Денем не пользовался всеобщей любовью ни среди конторских служащих, ни в собственной семье. Он был слишком категоричным по отношению к тому, что хорошо, а что дурно, по крайней мере, на этом этапе своей карьеры, гордился своей выдержкой и, как это бывает с людьми не слишком счастливыми или не слишком уверенными в себе, не терпел самодовольства и готов был высмеять всякого, кто признался бы в подобной слабости. В конторе его чрезмерное рвение не находило признания у тех, кто относился к своей работе не так серьезно, и если ему и прочили продвижение, то без симпатии.

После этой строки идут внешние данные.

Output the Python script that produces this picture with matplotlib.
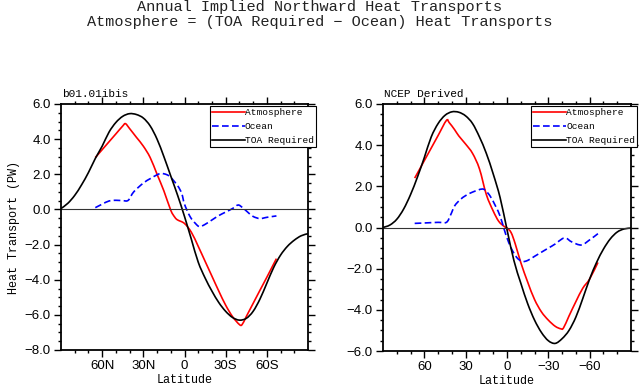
import numpy as np
import matplotlib
matplotlib.use("Agg")
import matplotlib.pyplot as plt
from matplotlib.path import Path
from matplotlib.patches import PathPatch
from matplotlib.lines import Line2D
from matplotlib.ticker import FixedLocator, MultipleLocator, FixedFormatter

# ---- data (latitude, PW) ----
# left panel: b01.01ibis
lat_toa_l = [90, 85, 80, 75, 70, 65, 60, 55, 50, 45, 40, 35, 30, 25, 20, 15, 10, 5, 0,
             -5, -10, -15, -20, -25, -30, -35, -40, -45, -50, -55, -60, -65, -70, -75, -80, -85, -90]
toa_l = [0.05, 0.35, 0.8, 1.4, 2.1, 2.9, 3.6, 4.4, 4.95, 5.3, 5.45, 5.4, 5.2, 4.75, 4.0, 3.0, 1.9, 0.8, -0.4,
         -1.7, -3.0, -3.9, -4.65, -5.3, -5.8, -6.15, -6.3, -6.2, -5.8, -5.1, -4.2, -3.3, -2.6, -2.1, -1.75, -1.5, -1.38]
lat_atm_l = [65, 60, 55, 50, 45, 43, 40, 35, 30, 25, 20, 15, 10, 7, 5, 0,
             -5, -10, -15, -20, -25, -30, -35, -40, -42, -45, -50, -55, -60, -65, -67]
atm_l = [2.95, 3.4, 3.85, 4.3, 4.75, 4.88, 4.6, 4.1, 3.6, 2.95, 2.0, 1.05, -0.05, -0.45, -0.6, -0.8,
         -1.3, -2.1, -2.95, -3.8, -4.65, -5.45, -6.1, -6.55, -6.55, -6.1, -5.35, -4.6, -3.86, -3.1, -2.8]
lat_ocn_l = [65, 60, 55, 50, 45, 41, 37, 30, 25, 20, 17, 13, 10, 5, 2, 0,
             -4, -8, -11, -15, -20, -25, -30, -35, -39, -42, -46, -50, -55, -60, -67]
ocn_l = [0.1, 0.3, 0.48, 0.52, 0.5, 0.52, 1.0, 1.5, 1.75, 1.97, 2.05, 1.98, 1.82, 1.35, 0.9, 0.3,
         -0.4, -0.8, -0.98, -0.85, -0.6, -0.35, -0.15, 0.05, 0.25, 0.12, -0.15, -0.4, -0.52, -0.45, -0.37]

# right panel: NCEP Derived
lat_toa_r = lat_toa_l
toa_r = [0.0, 0.12, 0.4, 0.9, 1.6, 2.45, 3.4, 4.4, 5.05, 5.45, 5.62, 5.6, 5.42, 5.05, 4.4, 3.6, 2.6, 1.45, -0.1,
         -1.6, -2.7, -3.7, -4.5, -5.1, -5.5, -5.63, -5.4, -5.0, -4.35, -3.45, -2.5, -1.7, -1.05, -0.55, -0.22, -0.07, -0.03]
lat_atm_r = [67, 65, 60, 55, 50, 44, 42, 38, 35, 30, 25, 20, 15, 10, 6, 2, 0,
             -3, -6, -10, -15, -20, -25, -30, -35, -39, -41, -45, -50, -55, -60, -66]
atm_r = [2.4, 2.64, 3.25, 3.86, 4.47, 5.2, 5.1, 4.75, 4.45, 4.05, 3.6, 2.85, 1.6, 0.8, 0.3, 0.05, -0.02,
         -0.25, -0.8, -1.7, -2.65, -3.5, -4.1, -4.5, -4.8, -4.92, -4.88, -4.3, -3.6, -2.95, -2.5, -1.7]
lat_ocn_r = [67, 60, 50, 44, 41, 38, 34, 30, 25, 18, 15, 12, 8, 5, 2, 0,
             -3, -7, -11, -15, -20, -25, -30, -35, -40, -43, -47, -54, -60, -66]
ocn_r = [0.2, 0.22, 0.25, 0.25, 0.6, 1.05, 1.35, 1.55, 1.72, 1.87, 1.75, 1.5, 1.0, 0.55, -0.1, -0.5,
         -1.0, -1.45, -1.65, -1.6, -1.4, -1.2, -1.0, -0.8, -0.55, -0.52, -0.7, -0.85, -0.6, -0.3]

xticks = [60, 30, 0, -30, -60]
xlabels_l = ["60N", "30N", "0", "30S", "60S"]
xlabels_r = ["60", "30", "0", "\u221230", "\u221260"]

W, H = 639, 391
MONO = "Liberation Mono"
SANS = "Liberation Sans"


def smooth_path(x, y):
    # Catmull-Rom through the read points, drawn as cubic Bezier segments
    p = np.column_stack([x, y]).astype(float)
    ext = np.vstack([p[0], p, p[-1]])
    verts = [p[0]]
    codes = [Path.MOVETO]
    for i in range(1, len(ext) - 2):
        p0, p1, p2, p3 = ext[i - 1], ext[i], ext[i + 1], ext[i + 2]
        verts += [p1 + (p2 - p0) / 6.0, p2 - (p3 - p1) / 6.0, p2]
        codes += [Path.CURVE4] * 3
    return Path(verts, codes)


def setup_axis(ax, ylim, xlabels, title):
    ax.set_xlim(90, -90)
    ax.set_ylim(*ylim)
    ax.xaxis.set_major_locator(FixedLocator(xticks))
    ax.xaxis.set_major_formatter(FixedFormatter(xlabels))
    ax.xaxis.set_minor_locator(FixedLocator([v for v in range(-80, 90, 10) if v % 30 != 0]))
    ax.yaxis.set_major_locator(MultipleLocator(2.0))
    ax.yaxis.set_minor_locator(MultipleLocator(0.5))
    ax.yaxis.set_major_formatter(plt.FuncFormatter(lambda v, p: ("%.1f" % v).replace("-", "\u2212")))
    ax.tick_params(which="both", direction="out", top=True, right=True, width=1.0)
    ax.tick_params(which="major", length=5, labelsize=9.5, pad=2.5)
    ax.tick_params(which="minor", length=2.5)
    for lab in ax.get_xticklabels() + ax.get_yticklabels():
        lab.set_fontfamily(SANS)
    for s in ax.spines.values():
        s.set_linewidth(1.3)
    ax.axhline(0, color="#333333", lw=0.8)
    ax.set_xlabel("Latitude", fontfamily=MONO, fontsize=8.5, labelpad=1)
    ax.text(0.005, 1.02, title, transform=ax.transAxes, ha="left", va="bottom",
            fontfamily=MONO, fontsize=8)


styles = [("Atmosphere", "red", "-"), ("Ocean", "blue", (0, (4, 2))), ("TOA Required", "black", "-")]


def draw(ax, series):
    for (name, col, ls), (xs, ys) in zip(styles, series):
        ax.add_patch(PathPatch(smooth_path(xs, ys), fill=False, edgecolor=col, lw=1.2, linestyle=ls))


fig = plt.figure(figsize=(W / 100, H / 100), dpi=100)
axl = fig.add_axes([61 / W, (H - 350) / H, 247 / W, 246 / H])
axr = fig.add_axes([383 / W, (H - 351) / H, 248 / W, 247 / H])

draw(axl, [(lat_atm_l, atm_l), (lat_ocn_l, ocn_l), (lat_toa_l, toa_l)])
draw(axr, [(lat_atm_r, atm_r), (lat_ocn_r, ocn_r), (lat_toa_r, toa_r)])

setup_axis(axl, (-8, 6), xlabels_l, "b01.01ibis")
setup_axis(axr, (-6, 6), xlabels_r, "NCEP Derived")
axl.set_ylabel("Heat Transport (PW)", fontfamily=MONO, fontsize=8.5, labelpad=3)

handles = [Line2D([], [], color=c, lw=1.2, ls=ls) for _, c, ls in styles]
names = [n for n, _, _ in styles]
for ax, x0 in ((axl, 0.603), (axr, 0.598)):
    leg = ax.legend(handles, names, loc="upper left", bbox_to_anchor=(x0, 0.992), borderaxespad=0,
                    prop={"family": MONO, "size": 6.8}, handlelength=3.5, handletextpad=0.0,
                    labelspacing=0.55, borderpad=0.2, fancybox=False, framealpha=1)
    leg.get_frame().set_edgecolor("black")
    leg.get_frame().set_linewidth(0.8)
    leg.set_clip_on(False)

fig.text(0.5, 1 - 7 / H, "Annual Implied Northward Heat Transports", ha="center", va="center",
         fontfamily=MONO, fontsize=11, color="#222222")
fig.text(0.5, 1 - 22 / H, "Atmosphere = (TOA Required \u2212 Ocean) Heat Transports", ha="center",
         va="center", fontfamily=MONO, fontsize=11, color="#222222")

fig.savefig("out.png", dpi=100)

Действительно, он производил впечатление замкнутого и самонадеянного человека, со странным темпераментом и грубоватыми манерами, занятого одной лишь мыслью – выбиться в люди, черта естественная для человека без средств, но малоприятная, во всяком случае так считали его недоброжелатели.
Молодые сослуживцы имели полное право так думать, потому что Денем и не искал их расположения. Он ничего не имел против них, но отводил им строго определенное место в той части своей жизни, которая была посвящена работе. Действительно, до сих пор ему нетрудно было распределять свою жизнь так же методично, как он распределял расходы, но в последнее время он начал сталкиваться с явлениями, которые невозможно было разложить по полочкам. Два года назад Мэри Датчет впервые поставила его в тупик, рассмеявшись в ответ на какое-то его замечание, – это было чуть ли не в их первую встречу. Она и сама не могла объяснить, что ее так насмешило. Просто он показался ей ужасно чудным. Когда он узнал ее настолько, что мог с полной уверенностью сказать, что она делала в понедельник, среду и пятницу, она еще больше развеселилась; ее веселье было заразительным – глядя на нее, он и сам не мог удержаться от смеха. Ей казалось очень странным, что он интересуется разведением бульдогов, что у него есть гербарий, для которого он собирает цветы в окрестностях Лондона, а его рассказы о еженедельных визитах к старушке мисс Троттер в Илинг [46] , считавшейся знатоком по части геральдики, неизменно вызывали у нее заливистый смех. Ей хотелось знать буквально все, даже какой пирог испекла старушка к его приходу, а их летние экскурсии по церквям в лондонских предместьях – он копировал узоры с медной утвари – становились настоящим праздником, потому что она проявила к этому живейший интерес. Через полгода она знала о его странных приятелях и увлечениях больше, чем его собственные братья и сестры, прожившие с ним под одной крышей всю жизнь. Ральфу это было приятно, хотя и смущало немного, поскольку сам он относился к себе весьма серьезно.
Разумеется, находиться рядом с Мэри Датчет было очень приятно – оставшись с ней наедине, он становился совсем другим, дурашливым и милым, совершенно непохожим на того Ральфа, каким его знало большинство людей. Он стал менее строгим и куда менее требовательным к домашним, потому что Мэри со смехом говорила ему, что он «ничегошеньки ни в чем не смыслит», и почему-то он ничуть не обижался на нее за это и даже улыбался в ответ. Благодаря ей он тоже стал интересоваться общественными делами, к которым от природы имел склонность, и находился где-то на полпути от тори к радикалам – после нескольких собраний, на которых он поначалу откровенно зевал, а под конец увлекся даже сильнее, чем она.
Но он был сдержанным человеком и все мысли автоматически разделял на те, которые можно доверить Мэри, и те, которые следует держать при себе. Она это знала и очень удивлялась, потому что обычно молодые люди охотно откровенничали с ней, а она слушала их рассказы, как детский лепет, не имеющий к ней ни малейшего отношения. Но Ральф таких материнских эмоций у нее почти не вызывал, а следовательно, рядом с ним она чувствовала себя личностью.